#### What the task requires:
The line containing "import matplotlib.pyplot as plt" marks the end: extract everything from the first line of the data through that line, exactly, with no pictures.

#### Information provided:
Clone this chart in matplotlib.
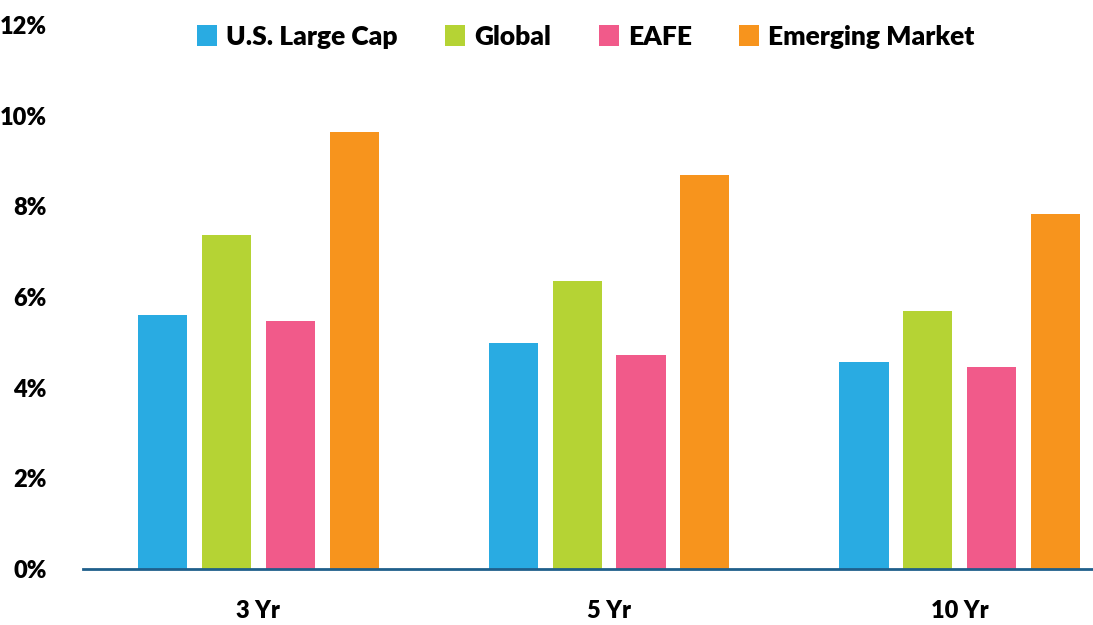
import numpy as np
import matplotlib
matplotlib.use("Agg")
import matplotlib.pyplot as plt

periods = ["3 Yr", "5 Yr", "10 Yr"]
series_names = ["U.S. Large Cap", "Global", "EAFE", "Emerging Market"]
us_large_cap = [5.61, 4.99, 4.57]
global_eq = [7.37, 6.36, 5.70]
eafe = [5.47, 4.72, 4.46]
emerging = [9.65, 8.70, 7.84]
colors = ["#29abe2", "#b5d334", "#f15a8a", "#f7941d"]

plt.rcParams["font.family"] = ["Lato", "DejaVu Sans"]

fig = plt.figure(figsize=(10.93, 6.25), dpi=100)
ax = fig.add_axes([83 / 1093, 56 / 625, 1 - 83 / 1093, 544 / 625])

x = np.arange(len(periods))
width = 0.14
step = 0.182
all_vals = [us_large_cap, global_eq, eafe, emerging]
for i, (name, vals) in enumerate(zip(series_names, all_vals)):
    ax.bar(x + (i - 1.5) * step, vals, width, color=colors[i], label=name)

ax.set_xlim(-0.5, 2.38)
ax.set_ylim(0, 12)
ax.set_yticks(range(0, 13, 2))
ax.set_yticklabels([f"{v}%" for v in range(0, 13, 2)])
ax.set_xticks(x)
ax.set_xticklabels(periods)

for s in ["top", "right", "left"]:
    ax.spines[s].set_visible(False)
ax.spines["bottom"].set_color("#1f5f8b")
ax.spines["bottom"].set_linewidth(2)
ax.tick_params(axis="both", length=0, labelsize=17)
ax.tick_params(axis="x", pad=22)
ax.tick_params(axis="y", pad=26)
for lab in ax.get_xticklabels() + ax.get_yticklabels():
    lab.set_fontweight("heavy")

leg = ax.legend(loc="center", bbox_to_anchor=(586 / 1093, 1 - 37 / 625),
                bbox_transform=fig.transFigure, ncol=4, frameon=False,
                prop={"size": 19, "weight": "heavy"}, handlelength=0.75,
                handleheight=0.85, handletextpad=0.35, columnspacing=1.8)

fig.savefig("out.png", dpi=100)
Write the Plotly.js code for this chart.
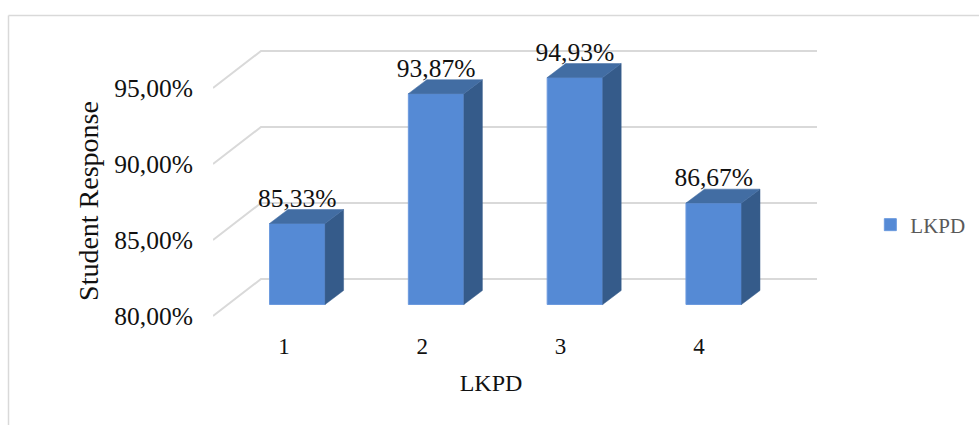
<!DOCTYPE html>
<html>
<head>
<meta charset="utf-8">
<script src="https://cdn.plot.ly/plotly-3.0.1.min.js"></script>
<style>html,body{margin:0;padding:0;background:#fff}</style>
</head>
<body>
<div id="chart" style="width:979px;height:425px"></div>
<script>
var categories = [1, 2, 3, 4];
var responses = [85.33, 93.87, 94.93, 86.67];
var gridValues = [80, 85, 90, 95];
var gridLabels = ['80,00%', '85,00%', '90,00%', '95,00%'];
var seriesName = 'LKPD';
var xTitle = 'LKPD';
var yTitle = 'Student Response';

var FONT = '"Liberation Serif", serif';
var barWidth = 0.4, depthX = 0.1333, depthY = 0.921, base = 80;
var wallFrontX = 0.3926, wallBackX = 0.7384, wallEndX = 4.744;
var wallShift = -0.7566, wallDepthY = 2.434, labelLift = 1.52;

var traces = [];
traces.push({type:'scatter', x:categories, y:gridValues, xaxis:'x', yaxis:'y', mode:'none', showlegend:false, hoverinfo:'skip'});

gridValues.forEach(function(v){
  traces.push({type:'scatter', xaxis:'x2', yaxis:'y2', mode:'lines', showlegend:false, hoverinfo:'skip',
    x:[wallFrontX, wallBackX, wallEndX],
    y:[v+wallShift, v+wallShift+wallDepthY, v+wallShift+wallDepthY],
    line:{color:'#d9d9d9', width:2}});
});

traces.push({type:'bar', name:seriesName, xaxis:'x3', yaxis:'y3', x:categories,
  y:responses.map(function(v){return v-base;}), base:base, width:barWidth,
  marker:{color:'#558ad5', line:{color:'#6c9ade', width:1}}, showlegend:true});

categories.forEach(function(c, i){
  var v = responses[i], x0 = c-barWidth/2, x1 = c+barWidth/2;
  traces.push({type:'scatter', xaxis:'x3', yaxis:'y3', mode:'lines', fill:'toself', showlegend:false, hoverinfo:'skip',
    x:[x1, x1+depthX, x1+depthX, x1, x1], y:[base, base+depthY, v+depthY, v, base],
    fillcolor:'#355b8a', line:{color:'#355b8a', width:0.5}});
  traces.push({type:'scatter', xaxis:'x3', yaxis:'y3', mode:'lines', fill:'toself', showlegend:false, hoverinfo:'skip',
    x:[x0, x1, x1+depthX, x0+depthX, x0], y:[v, v, v+depthY, v+depthY, v],
    fillcolor:'#426da3', line:{color:'#426da3', width:0.5}});
});

traces.push({type:'scatter', xaxis:'x3', yaxis:'y3', mode:'text', showlegend:false, hoverinfo:'skip',
  x:categories, y:responses.map(function(v){return v+labelLift;}),
  text:responses.map(function(v){return v.toFixed(2).replace('.',',')+'%';}),
  textposition:'middle center', textfont:{family:FONT, size:25.5, color:'#111'}, cliponaxis:false});

var hiddenX = {domain:[0.0736,1], range:[wallFrontX, wallEndX], visible:false, fixedrange:true};
var hiddenY = {domain:[0,1], range:[78.586,97.402], visible:false, fixedrange:true};

var layout = {
  width:979, height:425, paper_bgcolor:'#fff', plot_bgcolor:'rgba(0,0,0,0)',
  margin:{l:165, r:162, t:40, b:99}, separators:',.',
  font:{family:FONT, color:'#111'},
  xaxis:{domain:[0,1], range:[0.1396, 4.854], tickmode:'array', tickvals:categories, ticktext:categories.map(String),
    showgrid:false, zeroline:false, showline:false, ticks:'', ticklabelstandoff:4,
    tickfont:{family:FONT, size:23, color:'#111'}, anchor:'y',
    title:{text:xTitle, font:{family:FONT, size:24, color:'#111'}, standoff:16}},
  yaxis:{domain:[0,0.8741], range:[79.342,95.789], tickmode:'array', tickvals:gridValues, ticktext:gridLabels,
    showgrid:false, zeroline:false, showline:false, ticks:'outside', ticklen:15, tickcolor:'rgba(0,0,0,0)',
    tickfont:{family:FONT, size:25.5, color:'#111'}, anchor:'free', position:0.0736,
    title:{text:yTitle, font:{family:FONT, size:28, color:'#111'}, standoff:6}},
  xaxis2:Object.assign({anchor:'y2'}, hiddenX),
  yaxis2:Object.assign({anchor:'x2'}, hiddenY),
  xaxis3:Object.assign({anchor:'y3'}, hiddenX),
  yaxis3:Object.assign({anchor:'x3'}, hiddenY),
  legend:{xref:'container', yref:'container', x:0.889, xanchor:'left', y:0.4706, yanchor:'middle',
    font:{family:FONT, size:21, color:'#595959'}, bgcolor:'rgba(0,0,0,0)', itemwidth:30},
  shapes:[
    {type:'line', xref:'paper', yref:'paper', x0:(8.5-165)/652, x1:(8.5-165)/652, y0:-99/286, y1:(326-15.5)/286, line:{color:'#d9d9d9', width:1.5}},
    {type:'line', xref:'paper', yref:'paper', x0:(8.5-165)/652, x1:(985-165)/652, y0:(326-15.5)/286, y1:(326-15.5)/286, line:{color:'#d9d9d9', width:1.5}}
  ]
};
Plotly.newPlot('chart', traces, layout, {displayModeBar:false, responsive:false});
</script>
</body>
</html>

#### Solution to the problem:
Clone this chart in matplotlib.
import numpy as np
import matplotlib
matplotlib.use("Agg")
import matplotlib.pyplot as plt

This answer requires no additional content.